■ REQUEST
Word for word, extract the first line of the records below and each line after it, up to and including the line with "plt.rcParams['font.stretch'] = 'condensed'". Pictures are left out.

■ RECORDS PROVIDED
>>

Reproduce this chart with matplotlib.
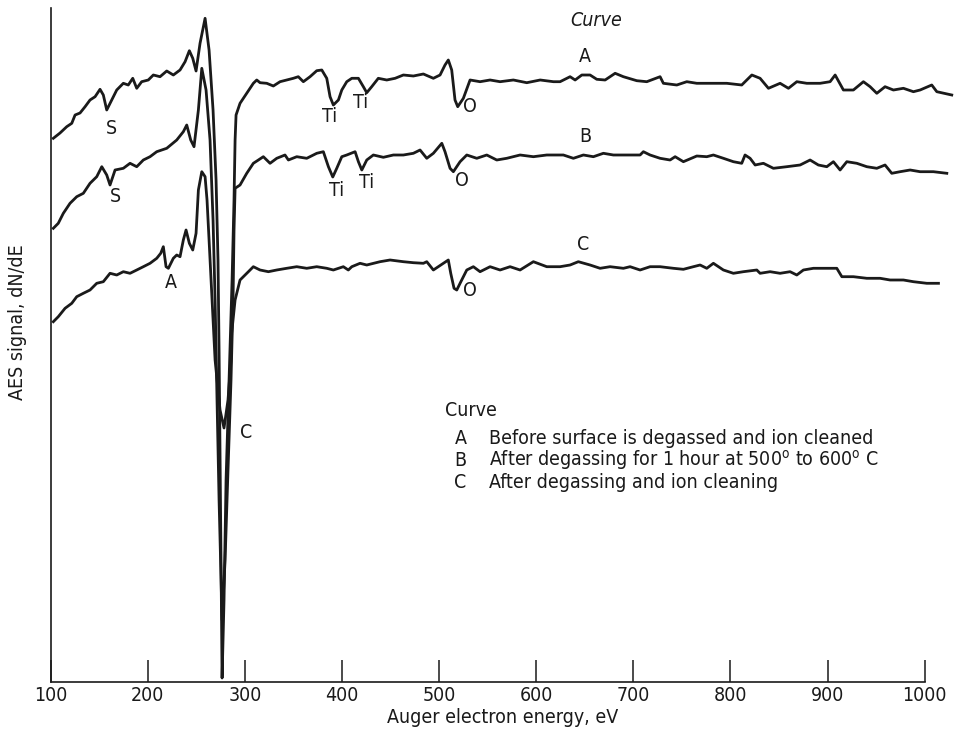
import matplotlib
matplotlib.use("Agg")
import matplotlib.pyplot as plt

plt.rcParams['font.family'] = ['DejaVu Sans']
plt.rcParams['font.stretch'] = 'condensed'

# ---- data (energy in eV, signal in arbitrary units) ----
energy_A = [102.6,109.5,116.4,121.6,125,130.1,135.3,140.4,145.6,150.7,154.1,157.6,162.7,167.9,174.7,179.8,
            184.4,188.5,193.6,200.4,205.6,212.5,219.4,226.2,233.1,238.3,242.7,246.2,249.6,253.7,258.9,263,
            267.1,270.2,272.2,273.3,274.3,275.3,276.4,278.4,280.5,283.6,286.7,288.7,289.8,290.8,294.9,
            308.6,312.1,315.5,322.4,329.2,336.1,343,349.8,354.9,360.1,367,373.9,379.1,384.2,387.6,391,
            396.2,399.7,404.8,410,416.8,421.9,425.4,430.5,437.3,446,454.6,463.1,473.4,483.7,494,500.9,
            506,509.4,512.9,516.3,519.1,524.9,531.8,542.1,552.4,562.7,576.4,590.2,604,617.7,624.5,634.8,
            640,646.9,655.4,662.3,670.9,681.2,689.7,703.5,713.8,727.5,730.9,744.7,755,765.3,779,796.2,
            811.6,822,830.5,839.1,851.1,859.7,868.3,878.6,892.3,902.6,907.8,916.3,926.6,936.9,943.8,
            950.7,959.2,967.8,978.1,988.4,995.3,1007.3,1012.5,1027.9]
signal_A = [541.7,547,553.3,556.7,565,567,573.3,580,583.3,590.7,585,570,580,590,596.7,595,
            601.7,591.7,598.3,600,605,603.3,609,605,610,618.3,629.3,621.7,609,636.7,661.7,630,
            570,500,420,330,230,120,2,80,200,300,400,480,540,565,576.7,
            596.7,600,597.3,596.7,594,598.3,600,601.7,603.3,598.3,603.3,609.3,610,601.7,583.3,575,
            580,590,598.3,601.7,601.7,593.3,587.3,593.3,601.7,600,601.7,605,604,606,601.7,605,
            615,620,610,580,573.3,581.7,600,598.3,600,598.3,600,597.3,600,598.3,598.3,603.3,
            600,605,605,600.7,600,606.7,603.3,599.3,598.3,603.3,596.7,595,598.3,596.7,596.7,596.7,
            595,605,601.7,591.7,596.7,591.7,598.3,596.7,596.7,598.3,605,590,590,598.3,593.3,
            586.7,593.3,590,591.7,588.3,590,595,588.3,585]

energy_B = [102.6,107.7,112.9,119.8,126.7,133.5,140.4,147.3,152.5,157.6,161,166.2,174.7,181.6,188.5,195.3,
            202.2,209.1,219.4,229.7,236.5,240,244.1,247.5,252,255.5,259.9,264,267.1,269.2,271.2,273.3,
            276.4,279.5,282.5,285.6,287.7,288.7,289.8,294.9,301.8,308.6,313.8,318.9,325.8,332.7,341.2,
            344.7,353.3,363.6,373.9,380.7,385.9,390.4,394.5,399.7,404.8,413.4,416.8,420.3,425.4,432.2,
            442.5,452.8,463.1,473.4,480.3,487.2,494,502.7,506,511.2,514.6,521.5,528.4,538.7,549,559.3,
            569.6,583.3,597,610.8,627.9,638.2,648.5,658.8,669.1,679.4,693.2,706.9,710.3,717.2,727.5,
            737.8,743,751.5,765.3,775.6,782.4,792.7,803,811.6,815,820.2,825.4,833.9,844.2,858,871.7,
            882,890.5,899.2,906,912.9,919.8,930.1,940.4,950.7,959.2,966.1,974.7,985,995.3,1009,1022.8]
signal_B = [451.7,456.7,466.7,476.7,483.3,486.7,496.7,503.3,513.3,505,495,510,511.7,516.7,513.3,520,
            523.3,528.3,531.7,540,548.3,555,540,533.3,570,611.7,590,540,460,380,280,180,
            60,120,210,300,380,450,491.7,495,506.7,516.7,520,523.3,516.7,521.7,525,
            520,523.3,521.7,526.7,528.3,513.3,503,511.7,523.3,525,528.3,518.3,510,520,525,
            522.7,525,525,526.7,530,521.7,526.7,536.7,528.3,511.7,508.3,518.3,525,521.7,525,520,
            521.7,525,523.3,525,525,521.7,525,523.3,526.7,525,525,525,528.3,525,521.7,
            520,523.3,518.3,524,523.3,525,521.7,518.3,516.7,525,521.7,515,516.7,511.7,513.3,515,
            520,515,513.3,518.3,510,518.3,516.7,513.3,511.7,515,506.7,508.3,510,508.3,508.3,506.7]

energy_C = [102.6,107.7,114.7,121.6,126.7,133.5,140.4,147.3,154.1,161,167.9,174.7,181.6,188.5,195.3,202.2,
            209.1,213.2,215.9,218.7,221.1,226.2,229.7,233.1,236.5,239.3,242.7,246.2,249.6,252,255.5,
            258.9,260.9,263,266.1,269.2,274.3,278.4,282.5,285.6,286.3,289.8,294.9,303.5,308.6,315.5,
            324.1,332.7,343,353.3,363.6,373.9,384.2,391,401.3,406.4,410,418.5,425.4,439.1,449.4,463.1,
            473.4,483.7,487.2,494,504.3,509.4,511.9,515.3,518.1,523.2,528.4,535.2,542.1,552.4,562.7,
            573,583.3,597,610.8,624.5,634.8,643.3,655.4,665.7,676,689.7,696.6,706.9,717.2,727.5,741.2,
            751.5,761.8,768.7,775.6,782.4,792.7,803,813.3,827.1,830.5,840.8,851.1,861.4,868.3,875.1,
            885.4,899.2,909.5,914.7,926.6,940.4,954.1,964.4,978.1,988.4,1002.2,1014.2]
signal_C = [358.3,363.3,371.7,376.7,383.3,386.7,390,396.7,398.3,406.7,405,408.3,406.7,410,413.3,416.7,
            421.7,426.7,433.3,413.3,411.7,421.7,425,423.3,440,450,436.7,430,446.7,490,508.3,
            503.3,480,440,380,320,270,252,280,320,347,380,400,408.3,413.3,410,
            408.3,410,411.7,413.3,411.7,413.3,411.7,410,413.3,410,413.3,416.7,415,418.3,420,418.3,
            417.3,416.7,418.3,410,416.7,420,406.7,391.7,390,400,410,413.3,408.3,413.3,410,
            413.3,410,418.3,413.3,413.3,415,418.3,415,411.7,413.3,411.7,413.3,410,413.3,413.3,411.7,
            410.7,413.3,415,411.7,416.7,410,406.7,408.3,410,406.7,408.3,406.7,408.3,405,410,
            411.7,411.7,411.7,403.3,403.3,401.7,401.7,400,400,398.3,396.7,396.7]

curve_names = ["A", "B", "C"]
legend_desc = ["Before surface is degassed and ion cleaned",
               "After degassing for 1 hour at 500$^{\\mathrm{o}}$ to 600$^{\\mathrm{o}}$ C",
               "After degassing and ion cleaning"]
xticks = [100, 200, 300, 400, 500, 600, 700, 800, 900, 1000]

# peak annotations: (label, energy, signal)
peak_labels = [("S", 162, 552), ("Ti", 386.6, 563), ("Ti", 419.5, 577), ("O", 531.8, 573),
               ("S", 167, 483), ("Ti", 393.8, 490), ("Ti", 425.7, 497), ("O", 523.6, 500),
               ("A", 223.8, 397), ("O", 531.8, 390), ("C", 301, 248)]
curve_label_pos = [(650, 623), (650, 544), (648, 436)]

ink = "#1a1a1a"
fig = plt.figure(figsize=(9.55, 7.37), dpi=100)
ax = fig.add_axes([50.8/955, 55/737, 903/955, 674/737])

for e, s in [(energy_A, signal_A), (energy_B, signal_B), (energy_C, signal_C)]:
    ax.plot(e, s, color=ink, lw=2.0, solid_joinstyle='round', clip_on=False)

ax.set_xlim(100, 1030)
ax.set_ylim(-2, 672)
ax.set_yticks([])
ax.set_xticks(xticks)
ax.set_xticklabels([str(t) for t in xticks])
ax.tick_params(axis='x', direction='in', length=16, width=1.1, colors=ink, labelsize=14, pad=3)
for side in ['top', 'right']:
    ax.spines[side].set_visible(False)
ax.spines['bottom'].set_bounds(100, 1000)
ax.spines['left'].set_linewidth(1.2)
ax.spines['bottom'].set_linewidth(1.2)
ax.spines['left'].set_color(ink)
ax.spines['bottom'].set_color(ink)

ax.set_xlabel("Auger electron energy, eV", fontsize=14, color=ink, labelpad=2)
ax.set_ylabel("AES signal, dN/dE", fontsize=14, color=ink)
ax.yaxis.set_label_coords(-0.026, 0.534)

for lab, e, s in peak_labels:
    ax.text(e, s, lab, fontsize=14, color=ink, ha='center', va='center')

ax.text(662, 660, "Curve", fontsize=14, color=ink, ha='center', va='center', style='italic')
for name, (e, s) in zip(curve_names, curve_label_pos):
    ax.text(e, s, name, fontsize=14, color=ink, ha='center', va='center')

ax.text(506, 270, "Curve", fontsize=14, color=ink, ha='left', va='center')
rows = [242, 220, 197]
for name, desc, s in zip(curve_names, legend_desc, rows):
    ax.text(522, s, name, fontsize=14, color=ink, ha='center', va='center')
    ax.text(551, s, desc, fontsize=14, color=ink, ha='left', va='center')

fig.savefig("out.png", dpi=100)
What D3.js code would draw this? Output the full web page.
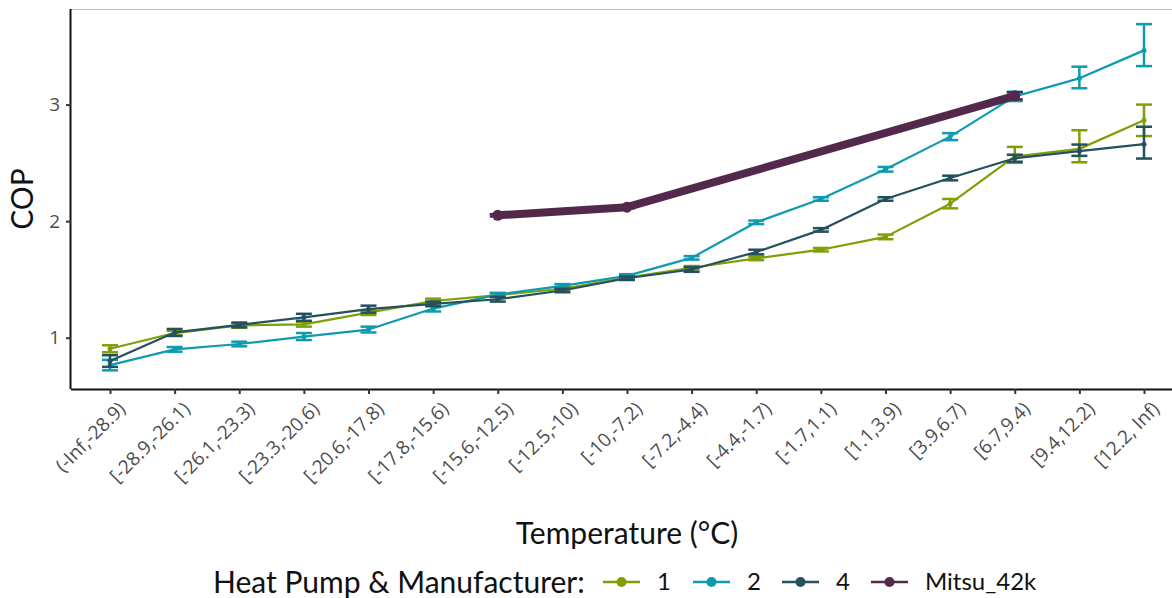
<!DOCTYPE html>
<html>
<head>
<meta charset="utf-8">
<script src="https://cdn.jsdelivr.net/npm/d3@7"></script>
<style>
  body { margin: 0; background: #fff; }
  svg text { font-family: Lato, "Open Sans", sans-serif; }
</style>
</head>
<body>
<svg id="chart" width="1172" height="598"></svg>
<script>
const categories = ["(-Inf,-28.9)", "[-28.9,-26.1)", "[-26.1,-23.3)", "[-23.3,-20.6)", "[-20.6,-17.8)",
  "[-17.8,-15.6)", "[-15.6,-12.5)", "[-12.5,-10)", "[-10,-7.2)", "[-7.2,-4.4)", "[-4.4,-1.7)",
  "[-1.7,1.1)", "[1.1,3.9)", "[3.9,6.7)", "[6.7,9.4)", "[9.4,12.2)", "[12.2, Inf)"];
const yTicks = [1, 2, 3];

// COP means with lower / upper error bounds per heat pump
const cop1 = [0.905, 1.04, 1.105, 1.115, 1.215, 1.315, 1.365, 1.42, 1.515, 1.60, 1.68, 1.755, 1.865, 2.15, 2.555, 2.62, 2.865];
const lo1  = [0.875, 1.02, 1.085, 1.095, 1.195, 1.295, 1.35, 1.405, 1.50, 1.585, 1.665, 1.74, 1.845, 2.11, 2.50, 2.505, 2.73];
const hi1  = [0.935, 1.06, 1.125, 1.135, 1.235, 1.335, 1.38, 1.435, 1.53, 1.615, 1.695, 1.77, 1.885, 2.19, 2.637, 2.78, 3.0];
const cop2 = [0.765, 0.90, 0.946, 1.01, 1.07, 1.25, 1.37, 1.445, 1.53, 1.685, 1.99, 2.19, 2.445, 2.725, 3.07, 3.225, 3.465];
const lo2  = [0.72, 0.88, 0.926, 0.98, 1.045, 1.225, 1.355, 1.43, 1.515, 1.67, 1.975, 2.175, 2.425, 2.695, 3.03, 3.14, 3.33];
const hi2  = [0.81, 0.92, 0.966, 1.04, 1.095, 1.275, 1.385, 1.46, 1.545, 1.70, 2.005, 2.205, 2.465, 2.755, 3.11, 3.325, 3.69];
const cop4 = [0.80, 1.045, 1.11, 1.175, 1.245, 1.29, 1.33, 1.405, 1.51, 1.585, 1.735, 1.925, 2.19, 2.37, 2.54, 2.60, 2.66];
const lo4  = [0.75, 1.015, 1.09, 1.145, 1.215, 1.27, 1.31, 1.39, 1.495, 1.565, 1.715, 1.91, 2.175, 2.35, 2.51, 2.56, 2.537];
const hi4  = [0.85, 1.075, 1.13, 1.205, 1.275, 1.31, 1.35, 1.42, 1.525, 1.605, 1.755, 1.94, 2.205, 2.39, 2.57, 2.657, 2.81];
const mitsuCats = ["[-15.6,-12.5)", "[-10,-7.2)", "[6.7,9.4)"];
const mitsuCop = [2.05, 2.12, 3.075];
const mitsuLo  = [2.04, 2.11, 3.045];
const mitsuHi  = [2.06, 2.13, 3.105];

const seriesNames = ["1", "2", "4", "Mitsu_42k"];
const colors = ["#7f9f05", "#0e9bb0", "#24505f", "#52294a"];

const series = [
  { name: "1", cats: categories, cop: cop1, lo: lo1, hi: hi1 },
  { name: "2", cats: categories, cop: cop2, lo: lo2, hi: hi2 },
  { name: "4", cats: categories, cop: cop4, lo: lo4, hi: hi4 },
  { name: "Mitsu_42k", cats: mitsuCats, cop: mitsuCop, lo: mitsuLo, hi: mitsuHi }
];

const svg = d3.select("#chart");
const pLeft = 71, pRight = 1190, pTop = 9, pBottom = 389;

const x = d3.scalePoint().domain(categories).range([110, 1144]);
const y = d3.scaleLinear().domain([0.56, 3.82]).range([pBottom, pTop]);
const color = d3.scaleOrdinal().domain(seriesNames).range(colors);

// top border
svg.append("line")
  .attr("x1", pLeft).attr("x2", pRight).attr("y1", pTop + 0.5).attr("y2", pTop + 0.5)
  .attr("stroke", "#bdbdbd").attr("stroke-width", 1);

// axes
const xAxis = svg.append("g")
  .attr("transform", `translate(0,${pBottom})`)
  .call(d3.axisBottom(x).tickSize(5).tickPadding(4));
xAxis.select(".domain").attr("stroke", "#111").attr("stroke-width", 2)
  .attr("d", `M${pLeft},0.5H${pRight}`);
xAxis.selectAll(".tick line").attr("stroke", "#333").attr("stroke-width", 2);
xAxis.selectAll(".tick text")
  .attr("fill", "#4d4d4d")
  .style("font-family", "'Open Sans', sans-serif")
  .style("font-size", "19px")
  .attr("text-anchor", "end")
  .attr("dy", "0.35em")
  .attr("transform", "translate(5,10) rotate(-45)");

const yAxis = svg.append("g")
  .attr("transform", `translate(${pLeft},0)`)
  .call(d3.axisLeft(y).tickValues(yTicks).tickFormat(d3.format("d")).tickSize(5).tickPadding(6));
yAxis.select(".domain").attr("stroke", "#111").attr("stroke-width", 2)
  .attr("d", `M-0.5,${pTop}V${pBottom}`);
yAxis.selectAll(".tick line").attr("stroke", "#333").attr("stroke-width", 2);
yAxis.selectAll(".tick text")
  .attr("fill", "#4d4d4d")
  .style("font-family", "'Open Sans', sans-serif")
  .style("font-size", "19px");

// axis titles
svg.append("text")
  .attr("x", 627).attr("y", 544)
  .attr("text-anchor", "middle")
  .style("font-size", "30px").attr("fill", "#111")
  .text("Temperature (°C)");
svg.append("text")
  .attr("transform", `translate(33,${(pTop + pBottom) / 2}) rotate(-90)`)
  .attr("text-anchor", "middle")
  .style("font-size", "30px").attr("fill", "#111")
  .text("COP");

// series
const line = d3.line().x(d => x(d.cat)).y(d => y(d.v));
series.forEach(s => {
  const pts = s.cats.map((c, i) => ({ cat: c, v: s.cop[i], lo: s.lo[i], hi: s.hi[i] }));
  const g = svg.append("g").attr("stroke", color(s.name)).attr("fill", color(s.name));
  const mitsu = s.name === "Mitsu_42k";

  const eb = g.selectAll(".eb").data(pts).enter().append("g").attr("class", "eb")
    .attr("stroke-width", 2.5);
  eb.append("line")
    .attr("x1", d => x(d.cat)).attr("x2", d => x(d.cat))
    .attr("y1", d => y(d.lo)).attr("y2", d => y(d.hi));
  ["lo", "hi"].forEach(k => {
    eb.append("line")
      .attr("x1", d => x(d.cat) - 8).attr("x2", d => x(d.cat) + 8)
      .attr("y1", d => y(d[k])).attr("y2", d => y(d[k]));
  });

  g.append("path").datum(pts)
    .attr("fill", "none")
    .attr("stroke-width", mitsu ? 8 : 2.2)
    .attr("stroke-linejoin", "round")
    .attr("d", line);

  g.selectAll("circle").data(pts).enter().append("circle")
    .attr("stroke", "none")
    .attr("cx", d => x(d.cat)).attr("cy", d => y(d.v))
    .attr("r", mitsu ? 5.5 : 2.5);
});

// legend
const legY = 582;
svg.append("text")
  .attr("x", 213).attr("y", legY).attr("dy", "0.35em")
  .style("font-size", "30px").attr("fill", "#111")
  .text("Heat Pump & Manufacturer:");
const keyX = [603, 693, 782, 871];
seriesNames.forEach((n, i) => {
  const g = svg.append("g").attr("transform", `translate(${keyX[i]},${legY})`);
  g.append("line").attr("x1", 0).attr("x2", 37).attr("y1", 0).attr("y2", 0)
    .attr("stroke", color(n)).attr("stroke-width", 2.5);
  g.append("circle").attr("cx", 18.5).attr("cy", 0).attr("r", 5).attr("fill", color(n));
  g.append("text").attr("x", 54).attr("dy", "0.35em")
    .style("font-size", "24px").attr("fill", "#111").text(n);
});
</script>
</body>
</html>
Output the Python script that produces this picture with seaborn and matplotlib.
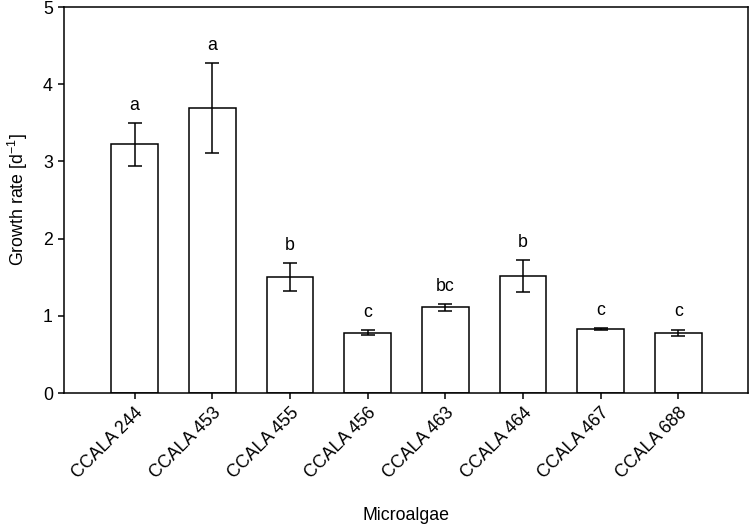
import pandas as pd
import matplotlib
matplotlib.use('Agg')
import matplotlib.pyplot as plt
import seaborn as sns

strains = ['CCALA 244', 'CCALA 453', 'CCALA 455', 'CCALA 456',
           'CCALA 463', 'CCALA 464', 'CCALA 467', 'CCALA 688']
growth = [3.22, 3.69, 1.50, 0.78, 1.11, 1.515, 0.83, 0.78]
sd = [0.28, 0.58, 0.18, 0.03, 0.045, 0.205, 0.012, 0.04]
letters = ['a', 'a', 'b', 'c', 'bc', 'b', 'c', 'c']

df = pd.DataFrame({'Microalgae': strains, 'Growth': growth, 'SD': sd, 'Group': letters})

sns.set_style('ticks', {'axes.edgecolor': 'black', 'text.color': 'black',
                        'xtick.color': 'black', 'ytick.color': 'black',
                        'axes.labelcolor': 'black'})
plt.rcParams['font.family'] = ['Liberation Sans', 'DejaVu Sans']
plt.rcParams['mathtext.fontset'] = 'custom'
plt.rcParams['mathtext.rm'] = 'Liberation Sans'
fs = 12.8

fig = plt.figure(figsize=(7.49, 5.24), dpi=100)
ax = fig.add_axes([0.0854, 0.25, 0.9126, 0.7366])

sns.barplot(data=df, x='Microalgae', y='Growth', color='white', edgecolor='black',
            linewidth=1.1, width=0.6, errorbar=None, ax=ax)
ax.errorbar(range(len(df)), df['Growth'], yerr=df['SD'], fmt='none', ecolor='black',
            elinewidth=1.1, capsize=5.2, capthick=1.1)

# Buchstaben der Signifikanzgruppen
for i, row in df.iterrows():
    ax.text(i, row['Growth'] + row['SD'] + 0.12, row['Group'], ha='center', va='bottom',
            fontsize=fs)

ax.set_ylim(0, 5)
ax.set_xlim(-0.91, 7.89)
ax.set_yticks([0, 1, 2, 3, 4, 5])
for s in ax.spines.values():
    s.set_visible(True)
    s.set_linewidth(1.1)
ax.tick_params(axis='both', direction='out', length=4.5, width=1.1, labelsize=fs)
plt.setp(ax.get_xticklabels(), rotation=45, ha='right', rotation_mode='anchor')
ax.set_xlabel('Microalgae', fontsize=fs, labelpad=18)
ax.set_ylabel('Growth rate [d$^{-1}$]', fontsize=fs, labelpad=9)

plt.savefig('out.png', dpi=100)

<<

■ ANSWER FOR THE TASK
Reproduce this chart with matplotlib.
import matplotlib
matplotlib.use("Agg")
import matplotlib.pyplot as plt

plt.rcParams['font.family'] = ['DejaVu Sans']
plt.rcParams['font.stretch'] = 'condensed'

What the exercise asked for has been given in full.